Problem | Drop every picture. Then return, exactly, the lines from the beginning of the listing below through the one containing "const yTicks = [0, 10, 20, 30, 40, 50, 60];".

════════════════════

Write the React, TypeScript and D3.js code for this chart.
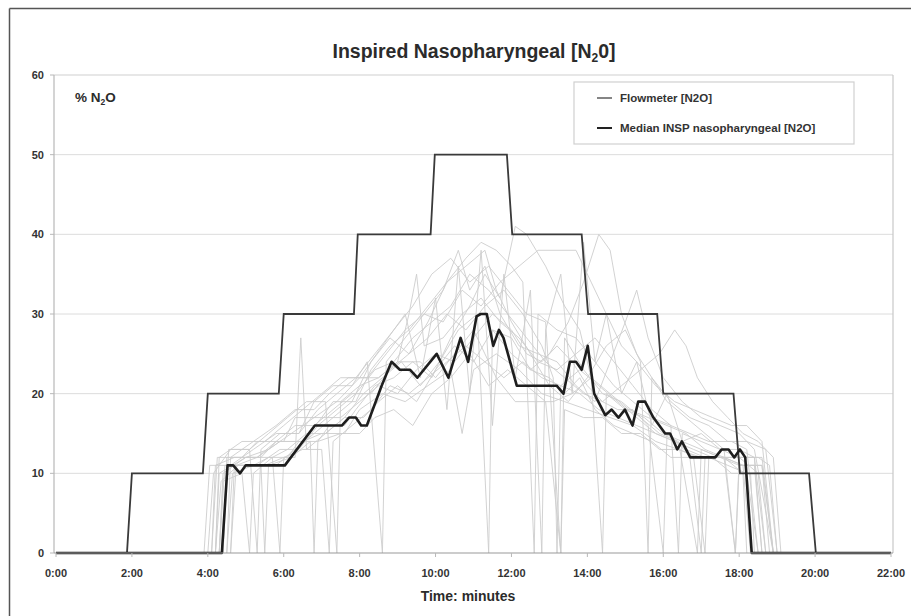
import React from "react";
import * as d3 from "d3";

/* ---- data (minutes, % N2O) ---- */
const xTicks = [0, 2, 4, 6, 8, 10, 12, 14, 16, 18, 20, 22];
const yTicks = [0, 10, 20, 30, 40, 50, 60];

const flowT = [0, 1.87, 2.0, 3.87, 4.0, 5.87, 6.0, 7.85, 7.95, 9.87, 9.98, 11.88, 12.02, 13.85, 14.02, 15.84, 16.0, 17.85, 18.02, 19.84, 20.02, 22];
const flowV = [0, 0, 10, 10, 20, 20, 30, 30, 40, 40, 50, 50, 40, 40, 30, 30, 20, 20, 10, 10, 0, 0];

const medianT = [0, 4.37, 4.52, 4.67, 4.85, 5.0, 6.03, 6.82, 7.53, 7.72, 7.9, 8.04, 8.19, 8.58, 8.84, 9.06, 9.33, 9.52, 10.03, 10.34, 10.66, 10.86, 11.08, 11.19, 11.35, 11.52, 11.67, 11.79, 12.14, 13.19, 13.37, 13.54, 13.7, 13.85, 14.01, 14.18, 14.47, 14.64, 14.82, 14.99, 15.19, 15.34, 15.52, 15.74, 16.05, 16.18, 16.37, 16.49, 16.71, 17.37, 17.54, 17.72, 17.87, 18.02, 18.16, 18.33, 22];
const medianV = [0, 0, 11, 11, 10, 11, 11, 16, 16, 17, 17, 16, 16, 21, 24, 23, 23, 22, 25, 22, 27, 24, 29.7, 30, 30, 26, 28, 27, 21, 21, 20, 24, 24, 23, 26, 20, 17.3, 18, 17, 18, 16, 19, 19, 17, 15, 15, 13, 14, 12, 12, 13, 13, 12, 13, 12, 0, 0];

// individual patient traces (light grey)
const patientA = [[4.1,0],[4.25,12],[4.9,12],[5.3,14],[6.0,14],[6.3,17],[7.0,17],[7.3,19],[7.9,19],[8.3,23],[8.8,26],[9.3,28],[9.8,31],[10.3,34],[10.8,37],[11.2,39],[11.6,38],[12.0,36],[12.3,34],[12.6,0],[12.7,30],[13.2,28],[13.7,27],[14.2,24],[14.7,21],[15.2,19],[15.7,17],[16.2,16],[16.7,15],[17.2,14],[17.8,14],[18.2,13],[18.5,0]];
const patientB = [[4.3,0],[4.45,11],[5.2,11],[5.6,12],[6.1,12],[6.4,14],[6.9,14],[7.2,16],[7.6,16],[7.9,18],[8.4,21],[8.9,22],[9.4,24],[9.9,22],[10.4,27],[10.9,31],[11.3,35],[11.7,32],[12.1,41],[12.4,40],[12.9,36],[13.4,31],[13.8,28],[14.1,22],[14.4,0],[14.5,20],[15.0,18],[15.5,17],[16.0,15],[16.5,14],[17.0,13],[17.5,12],[18.0,11],[18.6,11],[18.8,0]];
const patientC = [[4.0,0],[4.15,10],[4.6,13],[5.1,13],[5.3,0],[5.4,13],[5.9,15],[6.4,15],[6.8,19],[7.3,21],[7.8,21],[8.2,24],[8.6,0],[8.7,24],[9.2,27],[9.7,30],[10.2,33],[10.6,38],[10.9,33],[11.3,36],[11.7,30],[12.2,26],[12.7,25],[13.2,24],[13.7,21],[14.2,19],[14.6,24],[15.0,29],[15.3,33],[15.6,27],[16.0,22],[16.5,19],[17.0,17],[17.5,16],[18.0,15],[18.4,13],[18.9,0]];
const patientD = [[4.4,0],[4.5,11],[5.5,11],[6.0,12],[6.3,12],[6.45,27],[6.6,13],[7.1,15],[7.6,17],[8.1,17],[8.5,19],[9.0,21],[9.5,19],[10.0,23],[10.5,26],[11.0,24],[11.5,28],[12.0,27],[12.5,23],[13.0,22],[13.4,20],[13.8,22],[14.2,18],[14.7,16],[15.2,15],[15.7,14],[16.2,12],[16.7,12],[17.0,0],[17.1,12],[17.6,12],[18.1,11],[18.3,0]];
const patientE = [[4.2,0],[4.35,9],[4.8,11],[5.4,11],[5.5,0],[5.6,11],[6.2,12],[6.7,14],[6.8,0],[6.9,14],[7.5,15],[8.0,15],[8.4,17],[8.9,18],[9.4,16],[9.9,20],[10.4,22],[10.9,25],[11.4,21],[11.9,23],[12.4,21],[12.9,19],[13.3,0],[13.4,18],[13.9,17],[14.4,17],[14.9,15],[15.4,15],[15.9,13],[16.4,13],[16.9,12],[17.4,12],[17.9,12],[18.5,12],[18.8,11],[19.0,0]];
const patientF = [[4.5,0],[4.6,12],[5.2,14],[5.8,16],[6.3,18],[6.8,18],[7.2,20],[7.7,22],[8.2,22],[8.7,25],[9.2,28],[9.7,30],[10.2,29],[10.7,33],[11.2,31],[11.7,34],[12.2,36],[12.7,38],[13.2,38],[13.7,38],[14.1,34],[14.5,30],[14.9,26],[15.3,24],[15.8,21],[16.3,19],[16.8,18],[17.3,17],[17.8,16],[18.2,16],[18.6,14],[18.9,0]];
const patientG = [[4.3,0],[4.4,10],[5.0,12],[5.7,12],[6.1,13],[6.6,15],[7.1,15],[7.6,17],[8.1,20],[8.6,22],[9.1,24],[9.6,21],[10.1,24],[10.6,28],[11.1,30],[11.4,0],[11.5,28],[12.0,25],[12.5,23],[13.0,25],[13.5,29],[13.9,34],[14.3,40],[14.6,38],[14.9,30],[15.3,25],[15.7,22],[16.1,19],[16.6,17],[17.1,15],[17.6,13],[17.9,0],[18.0,12],[18.4,12],[18.6,0]];
const patientH = [[4.6,0],[4.7,11],[5.3,11],[5.9,13],[6.4,13],[6.9,16],[7.4,18],[7.9,20],[8.4,23],[8.9,24],[9.4,27],[9.9,29],[10.4,31],[10.9,35],[11.4,33],[11.9,30],[12.4,27],[12.9,24],[13.4,22],[13.9,20],[14.4,19],[14.9,21],[15.4,23],[15.9,25],[16.3,28],[16.6,26],[16.9,22],[17.3,19],[17.7,17],[18.1,15],[18.5,14],[18.9,12],[19.1,0]];
const patientI = [[4.1,0],[4.2,11],[4.7,12],[5.3,12],[5.8,14],[6.3,16],[6.8,16],[7.3,18],[7.8,20],[8.3,20],[8.8,23],[9.3,25],[9.8,27],[10.3,30],[10.8,28],[11.3,31],[11.8,33],[12.3,30],[12.8,26],[13.1,22],[13.2,0],[13.3,21],[13.8,20],[14.3,18],[14.8,17],[15.3,16],[15.8,15],[16.3,14],[16.8,13],[17.3,12],[17.8,10],[18.3,10],[18.4,0]];
const patientJ = [[4.4,0],[4.55,13],[5.1,13],[5.6,15],[6.1,17],[6.6,19],[7.1,19],[7.4,0],[7.5,19],[8.0,21],[8.5,22],[9.0,24],[9.3,30],[9.5,35],[9.7,26],[10.2,27],[10.7,30],[11.2,32],[11.7,29],[12.2,27],[12.7,24],[13.2,23],[13.7,25],[14.2,27],[14.7,24],[15.2,21],[15.7,18],[16.2,16],[16.4,0],[16.5,15],[17.0,14],[17.5,13],[18.0,13],[18.4,12],[18.7,0]];
const patientK = [[4.2,0],[4.3,12],[4.9,14],[5.5,14],[6.0,16],[6.5,18],[7.0,20],[7.5,22],[8.5,22],[9.0,24],[9.6,24],[10.0,22],[10.5,25],[11.0,28],[11.3,25],[11.6,22],[12.1,19],[12.6,19],[13.1,19],[13.6,20],[14.1,22],[14.6,20],[15.1,18],[15.6,17],[16.1,16],[16.6,15],[17.1,13],[17.6,12],[18.1,10],[18.2,0]];
const patientL = [[4.5,0],[4.65,10],[5.2,11],[5.8,11],[6.3,13],[6.8,15],[7.3,17],[7.8,19],[8.3,24],[8.8,27],[9.3,25],[9.8,29],[10.3,34],[10.8,36],[11.3,38],[11.6,33],[12.0,29],[12.5,25],[13.0,21],[13.5,19],[14.0,22],[14.5,26],[15.0,28],[15.4,24],[15.6,0],[15.7,22],[16.2,19],[16.7,17],[17.2,16],[17.7,14],[18.2,14],[18.7,13],[19.0,0]];
const patientM = [[4.3,0],[4.4,9],[4.9,10],[5.1,0],[5.2,10],[5.7,12],[5.9,0],[6.0,12],[6.5,13],[7.0,13],[7.2,0],[7.3,14],[7.8,16],[8.3,18],[8.8,21],[9.3,20],[9.8,22],[10.3,24],[10.8,26],[11.3,24],[11.8,22],[12.3,24],[12.8,22],[13.3,21],[13.8,23],[14.3,21],[14.8,19],[15.3,17],[15.8,15],[16.3,14],[16.8,12],[17.1,0],[17.2,12],[17.7,11],[18.2,10],[18.5,0]];
const patientN = [[4.6,0],[4.75,11],[5.3,12],[5.9,14],[6.5,14],[7.0,17],[7.5,17],[8.0,19],[8.5,21],[9.0,20],[9.5,23],[10.0,25],[10.5,24],[11.0,27],[11.5,30],[12.0,28],[12.4,25],[12.8,24],[13.2,26],[13.6,24],[14.0,21],[14.4,19],[14.8,18],[15.2,18],[15.6,16],[16.0,0],[16.1,15],[16.6,13],[17.1,12],[17.6,12],[18.1,11],[18.6,11],[18.9,0]];
const patientO = [[4.2,0],[4.3,10],[5.0,12],[5.6,13],[6.2,15],[6.8,17],[7.4,19],[8.0,22],[8.6,26],[9.2,30],[9.6,22],[10.0,32],[10.3,18],[10.6,36],[10.9,20],[11.2,38],[11.5,16],[11.8,35],[12.1,22],[12.5,33],[12.8,0],[12.9,28],[13.3,35],[13.6,20],[13.9,39],[14.2,24],[14.5,30],[14.9,20],[15.3,24],[15.7,16],[16.1,20],[16.5,14],[17.0,15],[17.5,13],[18.0,12],[18.5,10],[18.7,0]];
const patientP = [[4.4,0],[4.5,12],[5.4,12],[5.8,14],[6.5,14],[7.0,15],[7.6,15],[8.0,18],[8.6,20],[9.2,19],[9.8,21],[10.4,23],[10.7,15],[11.0,23],[11.6,25],[12.2,23],[12.8,20],[13.4,19],[14.0,18],[14.6,17],[15.2,16],[15.8,14],[16.4,13],[17.0,12],[17.6,12],[17.9,0],[18.0,11],[18.4,11],[18.6,0]];
const patientQ = [[3.9,0],[4.05,11],[4.6,11],[5.2,13],[5.8,15],[6.4,15],[6.9,18],[7.4,20],[7.9,22],[8.4,25],[8.9,28],[9.4,31],[9.9,35],[10.4,37],[10.9,34],[11.4,36],[11.9,33],[12.4,30],[12.9,29],[13.3,0],[13.4,27],[13.9,23],[14.4,20],[14.9,19],[15.4,17],[15.9,15],[16.4,14],[16.9,0],[17.0,13],[17.5,12],[18.0,12],[18.6,12],[18.9,0]];

const patients = [patientA, patientB, patientC, patientD, patientE, patientF, patientG, patientH, patientI, patientJ, patientK, patientL, patientM, patientN, patientO, patientP, patientQ];

const legendLabels = ["Flowmeter [N2O]", "Median INSP nasopharyngeal [N2O]"];

/* ---- layout ---- */
const W = 911;
const H = 616;
const FONT = "'Liberation Sans', Arial, sans-serif";

export default function App() {
  const x = d3.scaleLinear().domain([0, 22]).range([56, 891]);
  const y = d3.scaleLinear().domain([0, 60]).range([553, 75]);

  const line = d3
    .line<number[]>()
    .x((d) => x(d[0]))
    .y((d) => y(d[1]));

  const flow = flowT.map((t, i) => [t, flowV[i]]);
  const median = medianT.map((t, i) => [t, medianV[i]]);

  const fmt = (m: number) => `${m}:00`;

  return (
    <svg
      width={W}
      height={H}
      style={{ position: "absolute", left: 0, top: 0, background: "#fff" }}
      fontFamily={FONT}
    >
      {/* outer frame */}
      <line x1={9.5} y1={8.5} x2={W} y2={8.5} stroke="#555" strokeWidth={1.5} />
      <line x1={9.5} y1={8.5} x2={9.5} y2={H} stroke="#555" strokeWidth={1.5} />

      {/* title */}
      <text x={474} y={58} textAnchor="middle" fontSize={19.5} fontWeight="bold" fill="#2b2b2b">
        Inspired Nasopharyngeal [N
        <tspan fontSize={12} dy={4}>2</tspan>
        <tspan dy={-4}>0]</tspan>
      </text>

      {/* gridlines */}
      {yTicks.slice(1, -1).map((v) => (
        <line key={v} x1={54} x2={893} y1={y(v)} y2={y(v)} stroke="#dcdcdc" strokeWidth={1} />
      ))}
      {/* plot border */}
      <line x1={54} x2={893} y1={y(60)} y2={y(60)} stroke="#d0d0d0" strokeWidth={1.2} />
      <line x1={893} x2={893} y1={y(60)} y2={y(0)} stroke="#c8c8c8" strokeWidth={1.2} />

      {/* patient traces */}
      <g fill="none" stroke="#cdcdcd" strokeWidth={0.9}>
        {patients.map((p, i) => (
          <path key={i} d={line(p) || ""} />
        ))}
      </g>

      {/* flowmeter */}
      <path d={line(flow) || ""} fill="none" stroke="#3a3a3a" strokeWidth={1.8} />
      {/* median */}
      <path d={line(median) || ""} fill="none" stroke="#1e1e1e" strokeWidth={2.6} strokeLinejoin="round" />

      {/* axes */}
      <line x1={54} x2={54} y1={y(60)} y2={y(0)} stroke="#b8b8b8" strokeWidth={1.2} />
      <line x1={54} x2={893} y1={y(0)} y2={y(0)} stroke="#999" strokeWidth={1} />
      {yTicks.map((v) => (
        <g key={v}>
          <line x1={50} x2={54} y1={y(v)} y2={y(v)} stroke="#b8b8b8" />
          <text x={44} y={y(v)} dy="0.35em" textAnchor="end" fontSize={11} fontWeight="bold" fill="#333">
            {v}
          </text>
        </g>
      ))}
      {xTicks.map((m) => (
        <g key={m}>
          <line x1={x(m)} x2={x(m)} y1={553} y2={557} stroke="#b8b8b8" />
          <text x={x(m)} y={573} dy="0.35em" textAnchor="middle" fontSize={11} fontWeight="bold" fill="#333">
            {fmt(m)}
          </text>
        </g>
      ))}

      {/* axis titles */}
      <text x={75} y={102} fontSize={13.5} fontWeight="bold" fill="#2b2b2b">
        % N<tspan fontSize={8.5} dy={3}>2</tspan>
        <tspan dy={-3}>O</tspan>
      </text>
      <text x={468} y={601} textAnchor="middle" fontSize={14} fontWeight="bold" fill="#2b2b2b">
        Time: minutes
      </text>

      {/* legend */}
      <rect x={574} y={82} width={280} height={62} fill="#fff" stroke="#d0d0d0" strokeWidth={1.2} />
      <line x1={597} x2={612} y1={98} y2={98} stroke="#333" strokeWidth={1.2} />
      <text x={620} y={98} dy="0.35em" fontSize={11.5} fontWeight="bold" fill="#333">
        {legendLabels[0]}
      </text>
      <line x1={597} x2={612} y1={128} y2={128} stroke="#222" strokeWidth={2} />
      <text x={620} y={128} dy="0.35em" fontSize={11.5} fontWeight="bold" fill="#333">
        {legendLabels[1]}
      </text>
    </svg>
  );
}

════════════════════

Finished task |
Write the React, TypeScript and D3.js code for this chart.
import React from "react";
import * as d3 from "d3";

/* ---- data (minutes, % N2O) ---- */
const xTicks = [0, 2, 4, 6, 8, 10, 12, 14, 16, 18, 20, 22];
const yTicks = [0, 10, 20, 30, 40, 50, 60];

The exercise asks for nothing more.